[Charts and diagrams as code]
>> start

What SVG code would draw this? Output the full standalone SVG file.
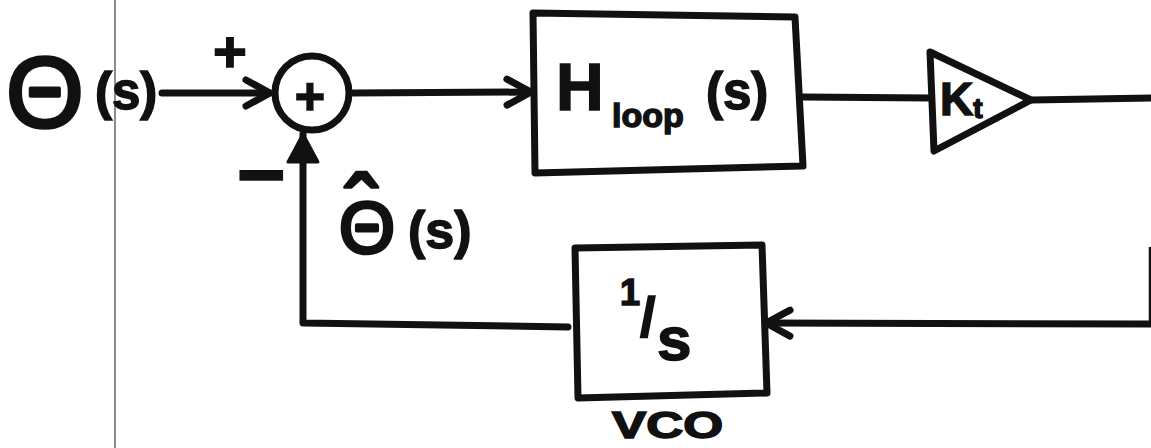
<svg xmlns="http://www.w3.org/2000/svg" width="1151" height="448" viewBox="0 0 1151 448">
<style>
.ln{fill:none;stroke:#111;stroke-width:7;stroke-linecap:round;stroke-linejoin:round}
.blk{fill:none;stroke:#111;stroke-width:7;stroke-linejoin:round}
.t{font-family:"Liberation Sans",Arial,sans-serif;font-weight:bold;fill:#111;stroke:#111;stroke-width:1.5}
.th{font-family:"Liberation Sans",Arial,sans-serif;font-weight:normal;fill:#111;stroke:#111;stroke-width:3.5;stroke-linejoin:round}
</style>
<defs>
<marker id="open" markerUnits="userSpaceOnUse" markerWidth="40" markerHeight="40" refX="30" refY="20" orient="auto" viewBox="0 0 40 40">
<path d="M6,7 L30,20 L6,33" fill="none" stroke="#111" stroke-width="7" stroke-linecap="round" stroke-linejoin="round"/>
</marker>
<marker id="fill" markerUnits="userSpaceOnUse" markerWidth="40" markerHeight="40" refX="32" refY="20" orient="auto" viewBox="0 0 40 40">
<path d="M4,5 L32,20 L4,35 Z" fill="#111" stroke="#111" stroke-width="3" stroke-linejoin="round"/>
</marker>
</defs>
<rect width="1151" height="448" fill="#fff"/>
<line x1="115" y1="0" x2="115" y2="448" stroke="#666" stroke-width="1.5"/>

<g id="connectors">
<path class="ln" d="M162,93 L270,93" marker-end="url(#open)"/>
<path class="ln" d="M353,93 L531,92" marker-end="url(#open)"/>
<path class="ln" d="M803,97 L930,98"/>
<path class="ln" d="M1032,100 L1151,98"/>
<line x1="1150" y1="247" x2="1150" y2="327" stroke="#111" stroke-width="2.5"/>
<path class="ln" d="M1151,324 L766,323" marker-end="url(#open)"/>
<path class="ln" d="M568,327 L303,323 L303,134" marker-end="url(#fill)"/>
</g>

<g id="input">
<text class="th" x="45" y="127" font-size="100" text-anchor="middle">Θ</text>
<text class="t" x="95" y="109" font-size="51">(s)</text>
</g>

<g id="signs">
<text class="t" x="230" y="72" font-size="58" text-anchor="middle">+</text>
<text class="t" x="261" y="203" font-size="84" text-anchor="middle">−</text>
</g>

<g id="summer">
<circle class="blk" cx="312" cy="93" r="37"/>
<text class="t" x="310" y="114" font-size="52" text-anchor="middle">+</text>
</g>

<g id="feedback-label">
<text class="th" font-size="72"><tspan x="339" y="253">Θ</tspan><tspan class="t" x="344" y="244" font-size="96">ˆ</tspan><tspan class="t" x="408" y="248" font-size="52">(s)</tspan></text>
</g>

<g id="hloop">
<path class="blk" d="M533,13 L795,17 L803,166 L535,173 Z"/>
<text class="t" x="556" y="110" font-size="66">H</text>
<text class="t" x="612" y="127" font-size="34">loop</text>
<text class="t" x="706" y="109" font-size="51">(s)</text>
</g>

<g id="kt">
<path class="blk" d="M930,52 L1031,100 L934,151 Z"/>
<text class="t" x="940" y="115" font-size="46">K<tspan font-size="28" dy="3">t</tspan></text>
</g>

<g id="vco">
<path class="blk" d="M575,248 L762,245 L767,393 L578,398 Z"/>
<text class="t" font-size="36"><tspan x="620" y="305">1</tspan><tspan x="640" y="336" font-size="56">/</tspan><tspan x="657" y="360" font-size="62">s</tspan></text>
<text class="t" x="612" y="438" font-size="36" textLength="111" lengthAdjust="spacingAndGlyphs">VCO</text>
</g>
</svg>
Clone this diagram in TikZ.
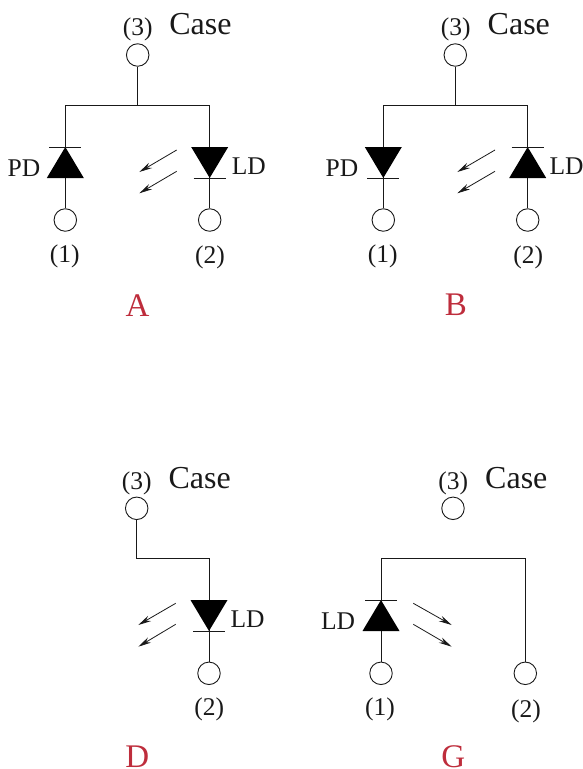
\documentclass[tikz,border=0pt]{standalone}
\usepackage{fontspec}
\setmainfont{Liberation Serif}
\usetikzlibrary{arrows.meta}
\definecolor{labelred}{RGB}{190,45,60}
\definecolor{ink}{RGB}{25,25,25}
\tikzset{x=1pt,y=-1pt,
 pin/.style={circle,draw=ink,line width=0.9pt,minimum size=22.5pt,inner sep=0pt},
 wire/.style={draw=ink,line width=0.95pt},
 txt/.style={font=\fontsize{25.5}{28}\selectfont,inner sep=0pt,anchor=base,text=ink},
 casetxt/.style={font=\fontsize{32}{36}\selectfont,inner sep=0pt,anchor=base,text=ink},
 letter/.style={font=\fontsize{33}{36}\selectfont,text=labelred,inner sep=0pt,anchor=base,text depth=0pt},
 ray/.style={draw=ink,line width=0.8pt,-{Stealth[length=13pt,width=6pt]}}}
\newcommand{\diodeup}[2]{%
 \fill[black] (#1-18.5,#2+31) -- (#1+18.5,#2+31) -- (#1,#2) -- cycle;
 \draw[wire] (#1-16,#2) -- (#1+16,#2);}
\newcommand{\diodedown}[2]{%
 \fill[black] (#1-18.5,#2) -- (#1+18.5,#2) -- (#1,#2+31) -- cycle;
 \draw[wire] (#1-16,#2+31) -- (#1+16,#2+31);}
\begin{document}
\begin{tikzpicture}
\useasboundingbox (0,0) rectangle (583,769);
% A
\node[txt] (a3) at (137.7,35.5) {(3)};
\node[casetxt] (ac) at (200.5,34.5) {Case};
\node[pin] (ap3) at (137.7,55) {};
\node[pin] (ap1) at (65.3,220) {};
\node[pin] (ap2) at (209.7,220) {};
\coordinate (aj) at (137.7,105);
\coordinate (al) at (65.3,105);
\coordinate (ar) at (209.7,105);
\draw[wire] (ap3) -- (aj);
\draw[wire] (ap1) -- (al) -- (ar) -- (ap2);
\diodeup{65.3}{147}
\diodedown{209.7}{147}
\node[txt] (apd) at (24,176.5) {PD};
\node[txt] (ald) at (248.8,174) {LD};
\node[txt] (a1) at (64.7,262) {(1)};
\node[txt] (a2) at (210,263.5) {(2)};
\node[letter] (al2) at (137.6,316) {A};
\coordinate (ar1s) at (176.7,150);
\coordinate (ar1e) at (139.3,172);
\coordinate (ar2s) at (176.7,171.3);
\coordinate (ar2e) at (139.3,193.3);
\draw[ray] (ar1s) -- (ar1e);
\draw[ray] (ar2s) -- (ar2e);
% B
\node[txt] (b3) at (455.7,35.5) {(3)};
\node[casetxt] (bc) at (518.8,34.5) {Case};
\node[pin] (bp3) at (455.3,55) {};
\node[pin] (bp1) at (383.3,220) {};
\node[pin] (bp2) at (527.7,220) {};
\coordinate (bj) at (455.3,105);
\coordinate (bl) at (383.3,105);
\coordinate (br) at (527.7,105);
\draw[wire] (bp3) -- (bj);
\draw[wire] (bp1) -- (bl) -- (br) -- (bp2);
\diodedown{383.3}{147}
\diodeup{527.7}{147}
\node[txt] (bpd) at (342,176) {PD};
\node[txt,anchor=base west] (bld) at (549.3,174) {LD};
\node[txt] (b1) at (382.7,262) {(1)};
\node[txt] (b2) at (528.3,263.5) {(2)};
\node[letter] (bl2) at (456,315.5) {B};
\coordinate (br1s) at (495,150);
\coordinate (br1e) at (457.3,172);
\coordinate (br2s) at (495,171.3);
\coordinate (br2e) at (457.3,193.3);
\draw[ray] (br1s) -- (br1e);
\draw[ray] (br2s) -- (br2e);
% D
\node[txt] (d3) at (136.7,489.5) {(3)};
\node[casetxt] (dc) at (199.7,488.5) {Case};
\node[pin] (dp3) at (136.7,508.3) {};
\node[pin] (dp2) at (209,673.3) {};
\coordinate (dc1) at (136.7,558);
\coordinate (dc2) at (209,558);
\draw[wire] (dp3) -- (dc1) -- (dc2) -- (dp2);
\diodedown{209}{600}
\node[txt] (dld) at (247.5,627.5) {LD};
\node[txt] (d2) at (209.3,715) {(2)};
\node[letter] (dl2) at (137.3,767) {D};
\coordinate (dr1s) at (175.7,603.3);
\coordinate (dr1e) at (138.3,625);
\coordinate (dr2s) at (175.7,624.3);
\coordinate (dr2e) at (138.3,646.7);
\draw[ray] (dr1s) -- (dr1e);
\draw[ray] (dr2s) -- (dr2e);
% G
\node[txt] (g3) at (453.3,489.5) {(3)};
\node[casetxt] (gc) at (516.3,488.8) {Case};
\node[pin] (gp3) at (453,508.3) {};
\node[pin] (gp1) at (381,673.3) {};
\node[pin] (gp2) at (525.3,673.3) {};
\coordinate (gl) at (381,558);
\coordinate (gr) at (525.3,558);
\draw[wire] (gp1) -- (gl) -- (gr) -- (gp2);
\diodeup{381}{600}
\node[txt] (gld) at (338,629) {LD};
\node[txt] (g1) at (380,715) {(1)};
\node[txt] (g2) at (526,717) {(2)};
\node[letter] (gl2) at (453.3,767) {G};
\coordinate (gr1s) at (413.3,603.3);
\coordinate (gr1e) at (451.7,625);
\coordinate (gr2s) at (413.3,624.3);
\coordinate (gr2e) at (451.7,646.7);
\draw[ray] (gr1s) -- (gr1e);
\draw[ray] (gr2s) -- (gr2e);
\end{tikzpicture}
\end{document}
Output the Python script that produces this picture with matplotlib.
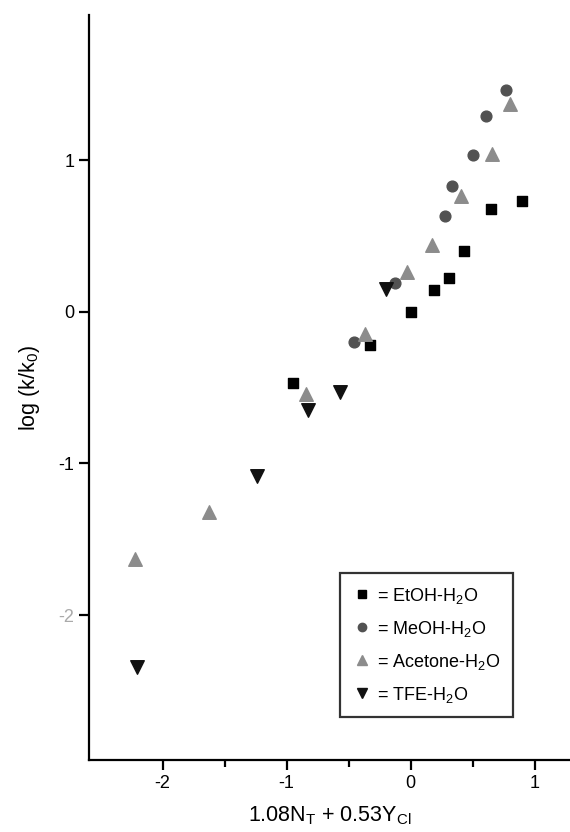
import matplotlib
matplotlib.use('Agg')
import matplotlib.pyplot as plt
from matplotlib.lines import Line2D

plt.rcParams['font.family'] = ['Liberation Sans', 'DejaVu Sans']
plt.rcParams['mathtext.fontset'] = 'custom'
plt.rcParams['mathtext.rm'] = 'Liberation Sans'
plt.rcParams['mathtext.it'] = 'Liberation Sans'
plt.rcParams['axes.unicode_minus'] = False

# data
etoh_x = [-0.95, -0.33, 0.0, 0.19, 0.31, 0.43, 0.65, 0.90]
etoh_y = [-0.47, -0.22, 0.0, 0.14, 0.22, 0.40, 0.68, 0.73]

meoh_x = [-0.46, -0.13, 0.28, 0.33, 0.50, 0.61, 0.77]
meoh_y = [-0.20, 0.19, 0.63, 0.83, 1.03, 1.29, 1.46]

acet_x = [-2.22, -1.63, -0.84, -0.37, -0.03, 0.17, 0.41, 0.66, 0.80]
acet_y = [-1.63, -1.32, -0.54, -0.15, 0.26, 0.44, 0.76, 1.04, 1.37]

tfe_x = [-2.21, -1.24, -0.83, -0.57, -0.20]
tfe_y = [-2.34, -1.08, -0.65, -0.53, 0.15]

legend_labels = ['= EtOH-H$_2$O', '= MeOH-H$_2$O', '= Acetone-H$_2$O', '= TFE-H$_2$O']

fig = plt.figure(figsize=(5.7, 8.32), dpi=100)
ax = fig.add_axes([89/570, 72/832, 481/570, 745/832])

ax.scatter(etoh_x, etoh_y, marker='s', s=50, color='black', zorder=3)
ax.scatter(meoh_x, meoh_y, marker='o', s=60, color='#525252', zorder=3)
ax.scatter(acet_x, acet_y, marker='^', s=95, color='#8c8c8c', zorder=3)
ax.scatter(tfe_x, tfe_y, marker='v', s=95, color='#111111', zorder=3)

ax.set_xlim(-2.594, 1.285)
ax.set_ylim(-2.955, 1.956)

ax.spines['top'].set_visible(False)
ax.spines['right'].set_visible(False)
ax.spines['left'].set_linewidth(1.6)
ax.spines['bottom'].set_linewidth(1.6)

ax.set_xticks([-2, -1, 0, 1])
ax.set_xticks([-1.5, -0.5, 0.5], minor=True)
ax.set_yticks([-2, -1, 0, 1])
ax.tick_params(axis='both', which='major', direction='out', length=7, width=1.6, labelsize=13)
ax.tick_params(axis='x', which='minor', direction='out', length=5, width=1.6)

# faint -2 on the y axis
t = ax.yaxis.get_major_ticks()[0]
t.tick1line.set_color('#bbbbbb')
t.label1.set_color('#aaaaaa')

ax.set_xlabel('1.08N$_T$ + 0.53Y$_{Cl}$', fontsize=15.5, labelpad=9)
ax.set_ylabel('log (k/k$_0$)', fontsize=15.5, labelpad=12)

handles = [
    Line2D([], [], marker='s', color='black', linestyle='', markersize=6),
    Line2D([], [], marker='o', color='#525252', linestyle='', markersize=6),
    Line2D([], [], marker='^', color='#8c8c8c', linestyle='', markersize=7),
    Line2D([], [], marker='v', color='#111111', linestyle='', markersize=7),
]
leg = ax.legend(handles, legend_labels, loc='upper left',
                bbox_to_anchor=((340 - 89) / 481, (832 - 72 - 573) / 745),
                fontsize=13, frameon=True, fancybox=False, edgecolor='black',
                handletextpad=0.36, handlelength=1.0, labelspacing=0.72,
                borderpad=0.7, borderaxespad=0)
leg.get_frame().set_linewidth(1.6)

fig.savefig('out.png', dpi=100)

>> end

Pick each line holding the word "matplotlib" out of the data and copy it.

Output the Python script that produces this picture with matplotlib.
import matplotlib
matplotlib.use('Agg')
import matplotlib.pyplot as plt
from matplotlib.lines import Line2D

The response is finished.